女性初のノーベル賞受賞者であり、1903年の物理学賞(放射能の研究 / 夫ピエールとの共同受賞)、1911年の化学賞(ラジウムおよびポロニウムの発見とラジウムの性質およびその化合物の研究)と、2度も受賞している。2025年現在、他にノーベル賞を2度受賞した者は、ライナス・カール・ポーリング(Linus Carl Pauling / 1954年化学賞,1962年平和賞)、ジョン・バーディーン(John Bardeen / 1956年,1972年物理学賞)、フレデリック・サンガー(Frederick Sanger / 1958年,1980年化学賞)、カール・バリー・シャープレス(Karl Barry Sharpless / 2001年,2022年化学賞)の4名だが、異なる科学分野で受賞を重ねたのは彼女だけである。ちなみに、娘夫婦の イレーヌ・ジョリオ=キュリー(Irene Joliot-Curie)とジャン・フレデリック・ジョリオ=キュリー(Jean Frédéric Joliot-Curie)も共同でノーベル化学賞を受賞している(1935年)。
また、放射能(radioactivity)という科学用語は、彼女の造語である。


閑話休題(2回目)。どんな物質にでもあるわけではない圧電効果が、なぜか物質としての骨にもあります。生きた組織としての骨が持つ電気的性質ではなく、取り出して洗って乾燥させた、モノとしての骨の性質です。それを見つけたのは日本人でした。

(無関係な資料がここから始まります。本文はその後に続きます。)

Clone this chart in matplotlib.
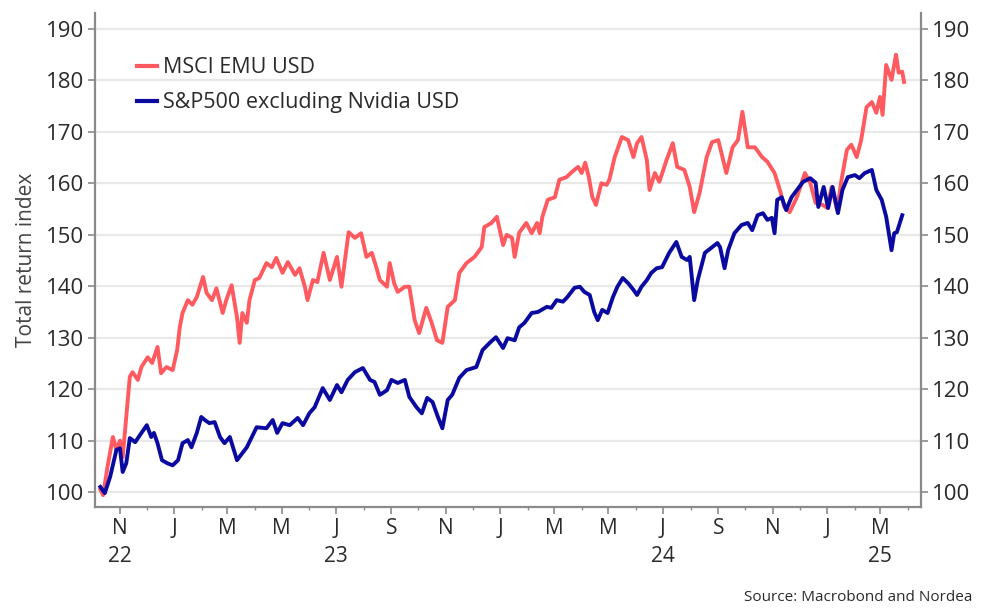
import pandas as pd
import matplotlib
matplotlib.use("Agg")
import matplotlib.pyplot as plt
import matplotlib.dates as mdates
import matplotlib.transforms as mtrans

plt.rcParams['font.family'] = ['Open Sans', 'DejaVu Sans']

# MSCI EMU USD (total return index)
emu_dates = ["2022-10-10", "2022-10-13", "2022-10-18", "2022-10-24", "2022-10-28", "2022-11-01",
             "2022-11-04", "2022-11-08", "2022-11-12", "2022-11-15", "2022-11-21", "2022-11-25",
             "2022-12-02", "2022-12-07", "2022-12-13", "2022-12-17", "2022-12-23", "2022-12-30",
             "2023-01-04", "2023-01-07", "2023-01-10", "2023-01-16", "2023-01-21", "2023-01-26",
             "2023-02-02", "2023-02-06", "2023-02-12", "2023-02-17", "2023-02-24", "2023-02-28",
             "2023-03-06", "2023-03-12", "2023-03-15", "2023-03-18", "2023-03-23", "2023-03-26",
             "2023-04-01", "2023-04-06", "2023-04-14", "2023-04-20", "2023-04-25", "2023-05-02",
             "2023-05-08", "2023-05-16", "2023-05-21", "2023-05-27", "2023-05-30", "2023-06-05",
             "2023-06-10", "2023-06-17", "2023-06-24", "2023-07-02", "2023-07-07", "2023-07-15",
             "2023-07-22", "2023-07-29", "2023-08-04", "2023-08-10", "2023-08-15", "2023-08-19",
             "2023-08-27", "2023-08-30", "2023-09-04", "2023-09-08", "2023-09-16", "2023-09-21",
             "2023-09-27", "2023-10-02", "2023-10-10", "2023-10-16", "2023-10-22", "2023-10-28",
             "2023-11-03", "2023-11-11", "2023-11-16", "2023-11-24", "2023-12-03", "2023-12-11",
             "2023-12-14", "2023-12-22", "2023-12-28", "2024-01-04", "2024-01-08", "2024-01-14",
             "2024-01-17", "2024-01-22", "2024-01-30", "2024-02-05", "2024-02-11", "2024-02-14",
             "2024-02-17", "2024-02-23", "2024-03-02", "2024-03-07", "2024-03-15", "2024-03-21",
             "2024-03-28", "2024-04-01", "2024-04-05", "2024-04-09", "2024-04-13", "2024-04-17",
             "2024-04-23", "2024-04-29", "2024-05-02", "2024-05-08", "2024-05-16", "2024-05-23",
             "2024-05-29", "2024-06-02", "2024-06-07", "2024-06-13", "2024-06-16", "2024-06-22",
             "2024-06-27", "2024-07-05", "2024-07-12", "2024-07-17", "2024-07-25", "2024-07-31",
             "2024-08-05", "2024-08-11", "2024-08-19", "2024-08-25", "2024-09-01", "2024-09-10",
             "2024-09-17", "2024-09-23", "2024-09-28", "2024-10-04", "2024-10-12", "2024-10-20",
             "2024-10-26", "2024-11-03", "2024-11-09", "2024-11-14", "2024-11-20", "2024-11-28",
             "2024-12-07", "2024-12-13", "2024-12-19", "2024-12-27", "2025-01-01", "2025-01-06",
             "2025-01-12", "2025-01-17", "2025-01-23", "2025-01-28", "2025-02-03", "2025-02-08",
             "2025-02-14", "2025-02-20", "2025-02-25", "2025-03-01", "2025-03-04", "2025-03-08",
             "2025-03-14", "2025-03-19", "2025-03-22", "2025-03-26", "2025-03-28"]
emu_vals = [100.5, 99.4, 104.9, 110.7, 108.2, 110.0,
            106.8, 114.6, 122.4, 123.3, 121.8, 124.3,
            126.2, 125.1, 128.2, 123.1, 124.3, 123.7,
            127.6, 132.1, 134.8, 137.3, 136.4, 137.9,
            141.8, 138.7, 137.3, 139.6, 134.8, 137.3,
            140.2, 134.0, 129.0, 134.8, 132.9, 137.3,
            141.2, 141.6, 144.5, 143.7, 145.5, 142.6,
            144.7, 142.2, 143.5, 139.9, 137.3, 141.2,
            140.8, 146.5, 141.2, 145.7, 139.9, 150.5,
            149.4, 150.3, 145.7, 146.5, 143.7, 141.2,
            139.9, 144.5, 140.6, 138.9, 139.9, 139.9,
            133.4, 130.9, 135.8, 132.9, 129.5, 129.0,
            136.0, 137.3, 142.6, 144.5, 145.7, 147.6,
            151.5, 152.3, 153.5, 148.0, 150.0, 149.4,
            145.7, 150.4, 152.3, 150.3, 152.3, 150.3,
            153.5, 156.8, 157.3, 160.7, 161.2, 162.2,
            163.2, 162.0, 164.0, 161.2, 157.3, 155.8,
            160.0, 159.7, 160.7, 165.1, 169.0, 168.4,
            165.1, 167.8, 169.0, 164.5, 158.7, 162.0,
            160.3, 164.5, 167.8, 163.2, 162.6, 159.3,
            154.4, 158.1, 165.1, 168.0, 168.4, 162.0,
            167.0, 168.4, 173.9, 167.0, 167.0, 165.1,
            164.2, 162.0, 158.7, 155.4, 154.4, 157.3,
            162.0, 160.1, 156.2, 155.8, 155.2, 159.3,
            154.8, 160.7, 166.5, 167.5, 165.1, 168.4,
            174.8, 175.8, 173.7, 176.8, 173.3, 183.0,
            180.1, 185.0, 181.5, 181.7, 179.7]

# S&P500 excluding Nvidia USD
spx_dates = ["2022-10-10", "2022-10-15", "2022-10-21", "2022-10-28", "2022-11-01", "2022-11-04",
             "2022-11-08", "2022-11-12", "2022-11-18", "2022-11-25", "2022-12-01", "2022-12-06",
             "2022-12-09", "2022-12-13", "2022-12-18", "2022-12-24", "2022-12-30", "2023-01-05",
             "2023-01-10", "2023-01-16", "2023-01-20", "2023-01-26", "2023-01-31", "2023-02-04",
             "2023-02-09", "2023-02-15", "2023-02-21", "2023-02-26", "2023-03-04", "2023-03-12",
             "2023-03-23", "2023-04-03", "2023-04-14", "2023-04-21", "2023-04-26", "2023-05-02",
             "2023-05-10", "2023-05-19", "2023-05-25", "2023-06-01", "2023-06-07", "2023-06-16",
             "2023-06-24", "2023-07-02", "2023-07-07", "2023-07-14", "2023-07-22", "2023-07-31",
             "2023-08-08", "2023-08-13", "2023-08-19", "2023-08-27", "2023-09-01", "2023-09-08",
             "2023-09-16", "2023-09-21", "2023-09-29", "2023-10-05", "2023-10-11", "2023-10-17",
             "2023-10-23", "2023-10-28", "2023-11-03", "2023-11-08", "2023-11-16", "2023-11-24",
             "2023-12-05", "2023-12-12", "2023-12-20", "2023-12-27", "2024-01-04", "2024-01-09",
             "2024-01-17", "2024-01-22", "2024-01-28", "2024-02-05", "2024-02-12", "2024-02-22",
             "2024-02-27", "2024-03-04", "2024-03-11", "2024-03-16", "2024-03-24", "2024-03-30",
             "2024-04-04", "2024-04-10", "2024-04-15", "2024-04-19", "2024-04-24", "2024-04-30",
             "2024-05-06", "2024-05-11", "2024-05-17", "2024-05-23", "2024-05-29", "2024-06-02",
             "2024-06-07", "2024-06-13", "2024-06-18", "2024-06-24", "2024-06-30", "2024-07-08",
             "2024-07-16", "2024-07-22", "2024-07-28", "2024-07-31", "2024-08-05", "2024-08-09",
             "2024-08-17", "2024-08-25", "2024-08-31", "2024-09-03", "2024-09-08", "2024-09-12",
             "2024-09-19", "2024-09-27", "2024-10-04", "2024-10-09", "2024-10-15", "2024-10-21",
             "2024-10-26", "2024-10-31", "2024-11-03", "2024-11-06", "2024-11-11", "2024-11-16",
             "2024-11-22", "2024-11-28", "2024-12-05", "2024-12-13", "2024-12-19", "2024-12-22",
             "2024-12-28", "2025-01-02", "2025-01-07", "2025-01-13", "2025-01-18", "2025-01-24",
             "2025-02-01", "2025-02-06", "2025-02-12", "2025-02-20", "2025-02-25", "2025-03-03",
             "2025-03-08", "2025-03-14", "2025-03-17", "2025-03-20", "2025-03-26"]
spx_vals = [101.0, 99.8, 103.0, 108.2, 108.5, 103.9,
            105.6, 110.5, 109.7, 111.5, 113.0, 110.7,
            111.5, 109.5, 106.2, 105.6, 105.2, 106.2,
            109.5, 110.1, 108.7, 111.5, 114.6, 114.0,
            113.4, 113.6, 110.7, 109.5, 110.7, 106.2,
            108.7, 112.6, 112.4, 114.0, 111.5, 113.4,
            113.0, 114.4, 113.0, 115.3, 116.5, 120.2,
            117.9, 120.8, 119.4, 121.8, 123.3, 124.1,
            121.8, 121.4, 118.9, 119.8, 121.8, 121.2,
            121.8, 118.5, 116.5, 115.3, 118.3, 117.5,
            114.6, 112.4, 117.9, 118.9, 122.2, 123.7,
            124.3, 127.6, 129.0, 130.1, 128.0, 129.9,
            129.5, 132.0, 132.9, 134.8, 135.0, 136.0,
            135.8, 137.3, 137.0, 137.9, 139.7, 139.9,
            138.9, 138.3, 135.0, 133.4, 135.4, 134.8,
            137.9, 139.9, 141.6, 140.6, 139.3, 138.3,
            139.9, 141.2, 142.6, 143.5, 143.7, 146.5,
            148.6, 145.7, 145.1, 145.7, 137.3, 141.2,
            146.5, 147.6, 148.4, 147.6, 143.5, 147.0,
            150.3, 151.9, 152.3, 150.9, 153.8, 154.2,
            152.9, 153.3, 150.3, 156.8, 157.3, 154.8,
            157.3, 158.7, 160.3, 161.0, 160.1, 155.4,
            159.3, 155.2, 159.3, 154.2, 158.7, 161.2,
            161.6, 161.0, 162.0, 162.6, 158.7, 156.8,
            153.5, 147.0, 150.3, 150.5, 153.8]

yticks = [100, 110, 120, 130, 140, 150, 160, 170, 180, 190]
year_labels = ["22", "23", "24", "25"]
year_pos = ["2022-11-01", "2023-07-01", "2024-07-01", "2025-03-01"]

red = '#ff5a5f'
blue = '#0a0aa0'
txt = '#2a2a2a'
spine = '#8a8a8a'

fig = plt.figure(figsize=(9.81, 6.12), dpi=100)
ax = fig.add_axes([95/981, 1 - 507/612, 826/981, 494/612])

ax.plot(pd.to_datetime(emu_dates), emu_vals, color=red, lw=2.8, label='MSCI EMU USD')
ax.plot(pd.to_datetime(spx_dates), spx_vals, color=blue, lw=2.8, label='S&P500 excluding Nvidia USD')

ax.set_ylim(97.1, 193.1)
ax.set_xlim(pd.Timestamp('2022-10-04'), pd.Timestamp('2025-04-16'))
ax.set_yticks(yticks)
ax.grid(axis='y', color='#e8e8e8', lw=1.6)
ax.set_axisbelow(True)

ax.xaxis.set_major_locator(mdates.MonthLocator(bymonth=[1, 3, 5, 7, 9, 11]))
ax.xaxis.set_minor_locator(mdates.MonthLocator())
fig.canvas.draw()
ax.set_xticks(ax.get_xticks())
ax.set_xticklabels([mdates.num2date(t).strftime('%b')[0] for t in ax.get_xticks()])

ax.tick_params(axis='x', which='major', length=5, width=1.2, color=spine, labelsize=15,
               labelcolor=txt, pad=3)
ax.tick_params(axis='x', which='minor', length=2.5, width=1, color=spine)
ax.tick_params(axis='y', which='major', length=5, width=1.2, color=spine, labelsize=16,
               labelcolor=txt, left=True, right=True, labelleft=True, labelright=True, pad=3)

for s in ['left', 'right', 'bottom']:
    ax.spines[s].set_color(spine)
    ax.spines[s].set_linewidth(1.6)
ax.spines['top'].set_visible(False)

trans = mtrans.blended_transform_factory(ax.transData, ax.transAxes)
for lab, pos in zip(year_labels, year_pos):
    ax.text(pd.Timestamp(pos), -0.101, lab, transform=trans, ha='center', va='center',
            fontsize=15, color=txt)

ax.set_ylabel('Total return index', fontsize=15, color='#444444', labelpad=6)

leg = ax.legend(loc='upper left', bbox_to_anchor=(0.051, 0.91), frameon=False, fontsize=15.5,
                handlelength=0.9, handletextpad=0.3, borderpad=0, borderaxespad=0,
                labelspacing=0.65, labelcolor=txt)
for h in leg.get_lines():
    h.set_linewidth(3)

fig.text(0.991, 0.012, 'Source: Macrobond and Nordea', ha='right', va='bottom',
         fontsize=11, color=txt)

fig.savefig('out.png', dpi=100)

深田栄一と保田岩夫のお二人による1957年の発見です(敬称/所属略)。つまり、物理的な刺激によって、骨に電気が生じるのです。そして、実は、電気的な刺激が、細胞レベルの骨再構築を活性化させることも分かってきました。つまり、骨を物理的に刺激することで電気が生じ、骨の成長や再構築が早まるというのです。先に触れたビーグル犬の実験も、これで説明できます。骨にかかる力が、身体を支えるために最適な形を作る訳です。

つまり、骨折も、完全に固定しては、治癒が遅れます。とは言え、刺激が強すぎると、固まる前に壊れます。適度な刺激が大事なのです。実際、私もリハビリに使っていますが、患部に超音波を与えることで、回復の早まることが実証されています(回復期間が40%ほど短縮 / 2016年から保険適用)。

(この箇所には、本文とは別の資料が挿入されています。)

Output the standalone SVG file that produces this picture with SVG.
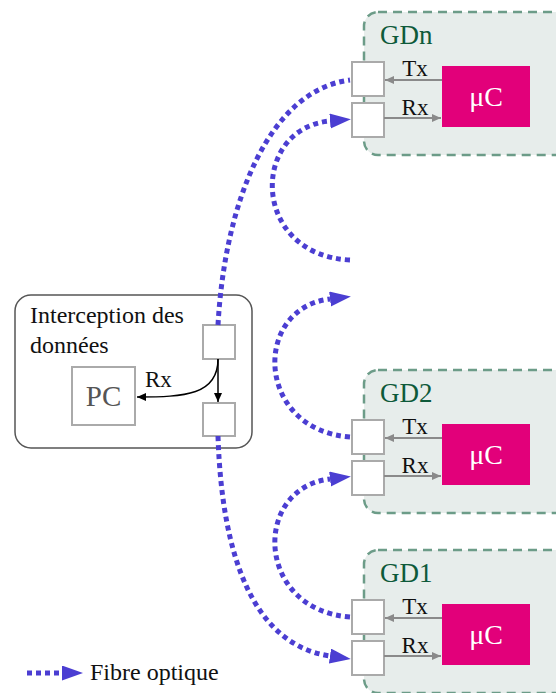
<svg xmlns="http://www.w3.org/2000/svg" width="556" height="693" viewBox="0 0 556 693">
<defs>
<style>
.txt{font-family:"Liberation Serif","Times New Roman",serif;fill:#111}
.gdlab{font-family:"Liberation Serif","Times New Roman",serif;font-size:27px;fill:#0e5a3a}
.gd{fill:#e7edeb;stroke:#6c9c88;stroke-width:2.5;stroke-dasharray:9 6}
.port{fill:#fff;stroke:#aaa;stroke-width:2}
.uc{fill:#e2007a}
.uctxt{font-family:"Liberation Serif","Times New Roman",serif;font-size:28px;fill:#fff;text-anchor:middle}
.sig{stroke:#8a8a8a;stroke-width:2;fill:none;marker-end:url(#ga)}
.fib{fill:none;stroke:#4b3ed2;stroke-width:5;stroke-dasharray:5 4}
.fiba{marker-end:url(#ba)}
.blk{fill:none;stroke:#000;stroke-width:1.5;marker-end:url(#ka)}
</style>
<marker id="ba" markerUnits="userSpaceOnUse" markerWidth="22" markerHeight="16" refX="0" refY="7.5" orient="auto"><path d="M0,0 L21,7.5 L0,15 Z" fill="#4b3ed2"/></marker>
<marker id="ga" markerUnits="userSpaceOnUse" markerWidth="10" markerHeight="10" refX="9" refY="4" orient="auto"><path d="M0,0 L9,4 L0,8 Z" fill="#8a8a8a"/></marker>
<marker id="ka" markerUnits="userSpaceOnUse" markerWidth="10" markerHeight="10" refX="9" refY="4" orient="auto"><path d="M0,0 L9,4 L0,8 Z" fill="#000"/></marker>
<g id="gdtpl">
<rect class="gd" x="364" y="12" width="220" height="143" rx="14"/>
<rect class="port" x="352" y="62" width="32" height="34"/>
<rect class="port" x="352" y="103" width="32" height="34"/>
<rect class="uc" x="442" y="66" width="88" height="61"/>
<text class="uctxt" x="486" y="106">μC</text>
<path class="sig" d="M442 80 L385 80"/>
<path class="sig" d="M384 118 L441 118"/>
<text class="txt" x="415" y="76" font-size="23" text-anchor="middle">Tx</text>
<text class="txt" x="415" y="115" font-size="23" text-anchor="middle">Rx</text>
</g>
</defs>
<g id="interception">
<rect x="15" y="295" width="237" height="153" rx="16" fill="#fff" stroke="#555" stroke-width="1.5"/>
<text class="txt" x="30" y="323" font-size="24">Interception des</text>
<text class="txt" x="30" y="353" font-size="24">données</text>
<rect x="72" y="367" width="63" height="58" fill="#fff" stroke="#aaa" stroke-width="2"/>
<text x="103.5" y="406" font-family="Liberation Serif, Times New Roman, serif" font-size="29" fill="#555" text-anchor="middle">PC</text>
<rect class="port" x="203" y="325" width="32" height="34"/>
<rect class="port" x="203" y="403" width="32" height="33"/>
<path class="blk" d="M218 359 L218 402"/>
<path class="blk" d="M218 359 C218 395 185 397 137 397"/>
<text class="txt" x="145" y="387" font-size="23">Rx</text>
</g>
<g id="GDn">
<use href="#gdtpl"/>
<text class="gdlab" x="380" y="44">GDn</text>
</g>
<g id="GD2" transform="translate(0,358)">
<use href="#gdtpl"/>
<text class="gdlab" x="380" y="44">GD2</text>
</g>
<g id="GD1" transform="translate(0,538)">
<use href="#gdtpl"/>
<text class="gdlab" x="380" y="44">GD1</text>
</g>
<g id="connectors">
<path class="fib" d="M218 325 C225 200 270 90 350 80"/>
<path class="fib fiba" d="M350 260 C250 255 250 128 330 121"/>
<path class="fib fiba" d="M350 437 C255 430 252 308 330 299"/>
<path class="fib fiba" d="M350 617 C255 610 252 488 330 479"/>
<path class="fib fiba" d="M218 436 C222 560 255 645 330 656"/>
</g>
<g id="legend">
<path class="fib fiba" d="M27 673 L62 673"/>
<text class="txt" x="90" y="680" font-size="24">Fibre optique</text>
</g>
</svg>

 参考) 「日本人が発見した骨の圧電効果」  https://www.jstage.jst.go.jp/article/butsuri/61/1/61_KJ00003978117/_pdf/-char/ja
「骨折の治療期間を3~4割早める「超音波骨折治療法」」
https://www.senshiniryo.net/column_a/09/index.html


骨の物理的特性と治療の最終段階
ここまで解説してきましたが、その後どうなるか、と言いますと、折れた骨が癒合して、周辺組織も充分に回復したところで再手術を行う予定です。いわゆる抜釘(ばってい)手術です。インプラントは、生物学的な安全性を充分に評価された材料で作られていますが、日本では、骨がつながったら再手術をして取り除く場合が多いです。とはいえ、私の場合でも、数ヶ月は先の話にはなりますね。

しばらくは足が不自由ですが、松葉杖(crutch / 私は1本使いなので単数形)にも慣れてきましたし、リハビリもサボらず頑張りますよ。できる限り、早期回復に努めます。

さて、次回から、7年目に突入です。
今後とも、本コラムに変わらぬご愛顧を賜れましたら幸いです。